Relembro ao leitor que Kafka nasceu em 1883, portanto 30 anos após Bartleby!
            A edição da Cosac a que me referi traz ótimo posfácio de Modesto Carone, nosso especialista na tradução de Kafka para o português. Carone faz referência à tradução de Melville efetuada por ninguém menos que Jorge Luis Borges, em 1944. Borges aproximou Bartleby de Moby Dick, a obra mais conhecida de Melville.
            Já D. H. Lawrence, segundo Carone, ao referir-se a Bartleby, afirma que o livro “parece prefigurar Kafka”.
Retornando a Borges, Carone acrescenta:

“Voltando ao cotejo de Bartleby com a ficção kafkiana, proposto por Borges, a conclusão é que a obra de Kafka projeta sobre Bartleby uma curiosa luz ulterior. Bartleby já define um gênero que por volta de 1919 seria reinventado e aprofundado por Franz Kafka: o das fantasias da conduta e do sentimento.”

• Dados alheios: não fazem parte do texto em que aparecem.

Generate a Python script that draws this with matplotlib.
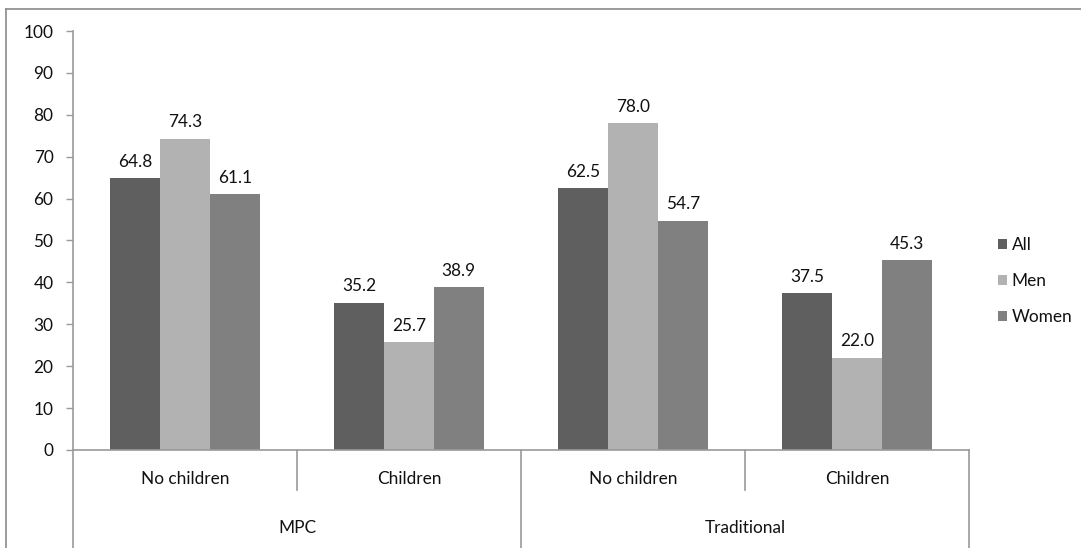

            O conceito de Complexo de Édipo formulado por Sigmund Freud também projeta “curiosa luz ulterior” sobre o Édipo Tirano, de Sófocles, escrito há 427 anos a.C.!
            E Modesto Carone interroga, de forma definitiva, e ele mesmo responde, com formidável poder de síntese:

“Mas do que realmente trata a narrativa curta de Melville?  Aparentemente, de quase nada.”

            Esta resposta é absolutamente kafkiana, porque ao mesmo tempo que trata de nada, Bartleby trata de tudo, da vida, do sentimento dos homens.
            Roberto tem toda a razão: Eliana Cardoso esqueceu-se de Herman Melville! Para Roberto, Kafka puxou Melville.


Em tempo: por desconhecer a fonte em que se baseia o nosso Roberto, não posso acrescentar nada ao que disse sobre Nabokov e Dostoiévski. Se é verdade, pobre Nabokov, pisou na bola.